After a short cab ride, we made it to the Father's House and claimed our rooms. Pete and I have a bedroom, bathroom, living room and kitchen. One whole wall is a window that overlooks Bethlehem.At around five, everyone had scattered for various reasons--to pick up the rental van, buy a phone card, take a walk. At seven I became aware that I was alone in an open apartment building at dark in a National Geographic cover story location. Then I remembered Liz. I walked into the hallway and called her name a couple times. She stuck her head out of the door, looking relieved. Liz is exactly my age and is traveling with us to help Kathy coordinate meals and logistics.

A few minutes later we were playing cards in my living room, and the lights went out. Thinking that the switch had flipped on its own, I felt around on the wall for the light switch. That's when Liz pointed out that the entire city was black. "Maybe we should lock the door," I suggested. My door is difficult to lock even with ample lighting, so we decided to go to her room. We started down the dark hallway when we saw someone with a flashlight. "Jon, is that you?" I asked. A stranger pointed his flashlight at us, said something in Arabic, then hurried up the stairs. Liz and I grabbed each other's hand and stumbled back into my room. Eventually we got the door locked, and we pulled up chairs to the window to look over dark Bethlehem and a well-lit Israeli settlement. Apparently this happens about twice a week.

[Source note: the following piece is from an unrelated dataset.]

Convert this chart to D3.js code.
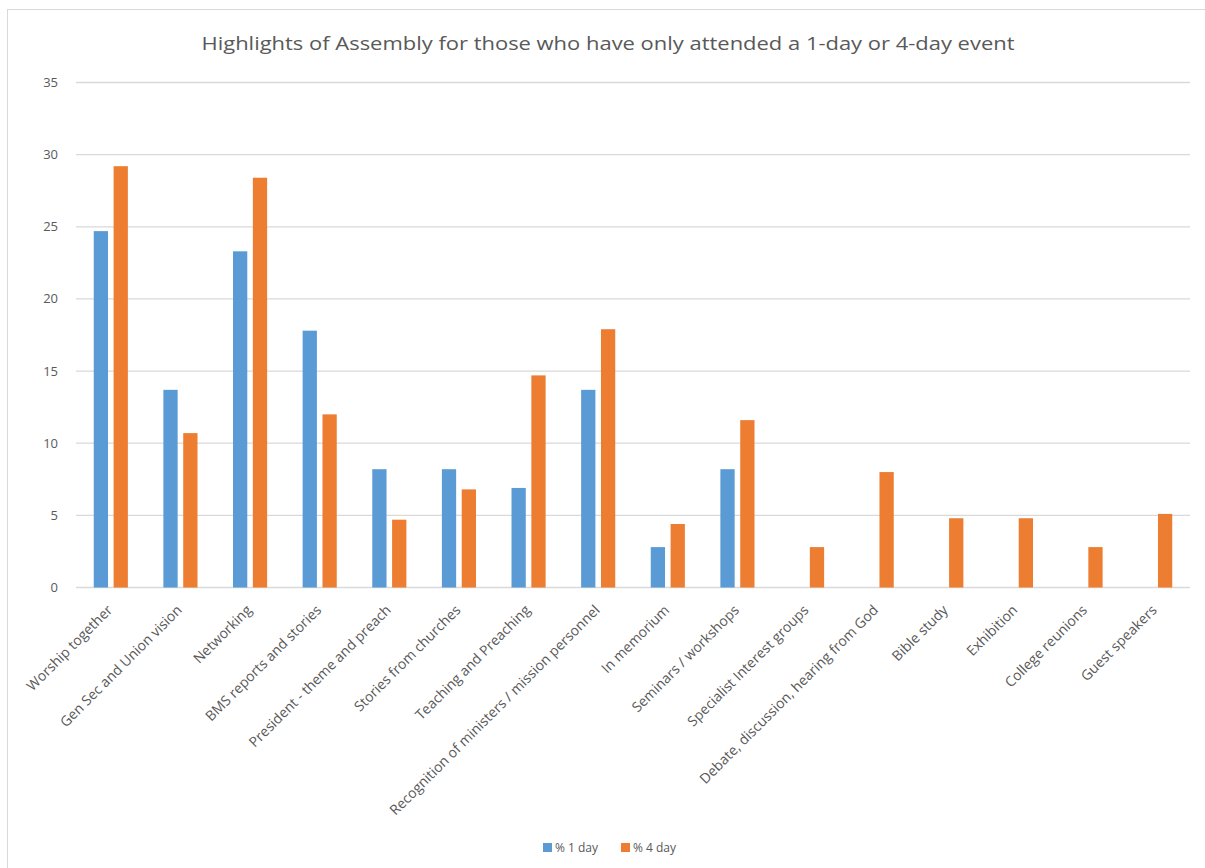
<!DOCTYPE html>
<html><head><meta charset="utf-8">
<script src="https://cdn.jsdelivr.net/npm/d3@7"></script>
<style>body{margin:0;background:#fff}svg{display:block;font-family:"Open Sans","Liberation Sans",sans-serif}</style>
</head><body>
<script>
const categories = ["Worship together","Gen Sec and Union vision","Networking","BMS reports and stories","President - theme and preach","Stories from churches","Teaching and Preaching","Recognition of ministers / mission personnel","In memorium","Seminars / workshops","Specialist Interest groups","Debate, discussion, hearing from God","Bible study","Exhibition","College reunions","Guest speakers"];
const oneDay  = [24.7,13.7,23.3,17.8,8.2,8.2,6.9,13.7,2.8,8.2,0,0,0,0,0,0];
const fourDay = [29.2,10.7,28.4,12.0,4.7,6.8,14.7,17.9,4.4,11.6,2.8,8.0,4.8,4.8,2.8,5.1];
const seriesNames = ["% 1 day","% 4 day"];
const seriesColors = ["#5B9BD5","#ED7D31"];
const yTicks = [0,5,10,15,20,25,30,35];
const title = "Highlights of Assembly  for those who have only attended a 1-day or 4-day event";

const W=1205,H=868;
const svg=d3.select("body").append("svg").attr("width",W).attr("height",H);
svg.append("rect").attr("x",7.5).attr("y",9.5).attr("width",W).attr("height",H).attr("fill","#fff").attr("stroke","#D9D9D9");

const x0=76,x1=1190,yTop=82.5,yBot=587.5;
const x=d3.scaleBand().domain(categories).range([x0,x1]);
const y=d3.scaleLinear().domain([0,35]).range([yBot,yTop]);
const bw=x.bandwidth();
const barW=bw*0.205, gap=bw*0.08;

svg.append("text").attr("x",608).attr("y",50).attr("text-anchor","middle")
 .attr("font-size",19).attr("fill","#595959").attr("textLength",813).attr("lengthAdjust","spacingAndGlyphs").text(title);

const g=svg.append("g");
g.selectAll("line.grid").data(yTicks).join("line").attr("class","grid")
 .attr("x1",x0).attr("x2",x1).attr("y1",d=>y(d)).attr("y2",d=>y(d))
 .attr("stroke","#D9D9D9").attr("stroke-width",1.3);
g.selectAll("text.yt").data(yTicks).join("text").attr("class","yt")
 .attr("x",58).attr("y",d=>y(d)).attr("dy","0.35em").attr("text-anchor","end")
 .attr("font-size",13).attr("fill","#595959").text(d=>d);

const series=[oneDay,fourDay];
series.forEach((vals,si)=>{
  g.selectAll("rect.s"+si).data(vals).join("rect").attr("class","s"+si)
   .attr("x",(d,i)=>x(categories[i])+bw/2-barW-gap/2+si*(barW+gap))
   .attr("y",d=>y(d)).attr("width",barW).attr("height",d=>y(0)-y(d))
   .attr("fill",seriesColors[si]);
});

g.selectAll("text.xl").data(categories).join("text").attr("class","xl")
 .attr("transform",d=>`translate(${x(d)+bw/2-1},${yBot+20}) rotate(-45)`)
 .attr("text-anchor","end").attr("dy","0.35em")
 .attr("font-size",14).attr("fill","#595959").text(d=>d);

const lg=svg.append("g");
const lx=[543,621];
seriesNames.forEach((n,i)=>{
  lg.append("rect").attr("x",lx[i]).attr("y",843).attr("width",9).attr("height",9).attr("fill",seriesColors[i]);
  lg.append("text").attr("x",lx[i]+12).attr("y",852).attr("font-size",12).attr("fill","#595959").text(n);
});
</script>
</body></html>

Everyone seemed to come home from their errands at once, and we realized that we hadn't eaten in fifteen hours. We walked downstairs to the restaurant (Jon and Nikki are friends with the owners) and the cooks made us cheesy chicken sandwiches with olives on the grill. You know how anything tastes good when you haven't eaten in fifteen hours? Well, delicious food after you haven't eaten in fifteen hours is an other-worldly experience. We ate sandwiches and Mediterranean salads to candlelight. And even though we cheered when the lights came back on, we all admitted that it had been more fun when they were off.

Monday, March 22, 2010

Sometimes you want to go where everybody knows His name.


"What do you think of Amsterdam?" I asked Jon. "Honestly?" he responded, raising one nostril. We had just eaten an incredibly expensive breakfast next door to a XXX shop that was open at eight a.m. on a Sunday.

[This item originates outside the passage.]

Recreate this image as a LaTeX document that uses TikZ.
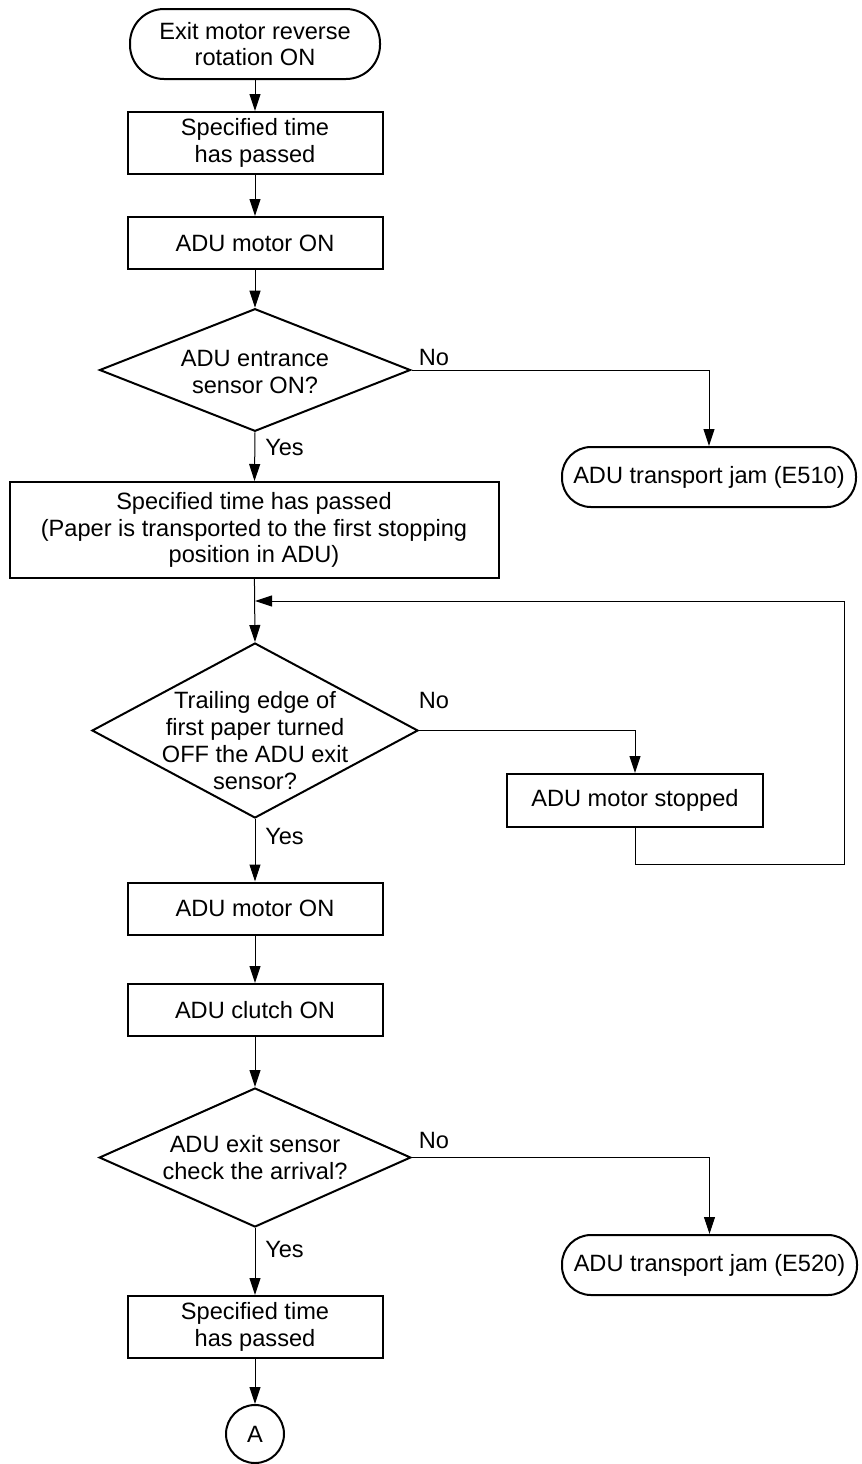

Our flight to Tel Aviv was at 8:00 p.m., so we had nearly an entire day to enjoy Amsterdam after a night of no sleep. We walked through the streets, trying to take in the sights and architecture, but mostly trying to not get run over by bicycles. At around noon, Pete and I were sitting outside Anne Frank's house when we saw Kathy, Zack and Jon duck into a shop. It was a little cold outside, so we crossed the street to join them. Outside the shop we were greeted by two young adults, and inside the shop wasn't a shop at all. I've come to expect this of my mother in law. She was probably a mile away when she smelled the hippest church plant in town. Or, perhaps, the only church in town.

Inside about fifty people were standing and watching a streamed-in Hillsongs church service. Neat rows of illuminated liquor bottles lined one wall. I've heard that most of the churches in Amsterdam have been turned into shops and restaurants and bars, so this image was simply way too cool. As the pastor paced a stage in England, the young Dutch cosmopolitans responded with clapping and sounds of agreement. A familiar worship song started and nearly everyone's hands went up, including mine.

This trip is something of a spiritual pilgrimage. We are going to stay in the town where Jesus was born, walk the streets that he walked, and visit his empty tomb on Easter morning. But on our layover in a quaint post-modern wasteland, we walked into a bar, and I knew: we were standing on holy ground.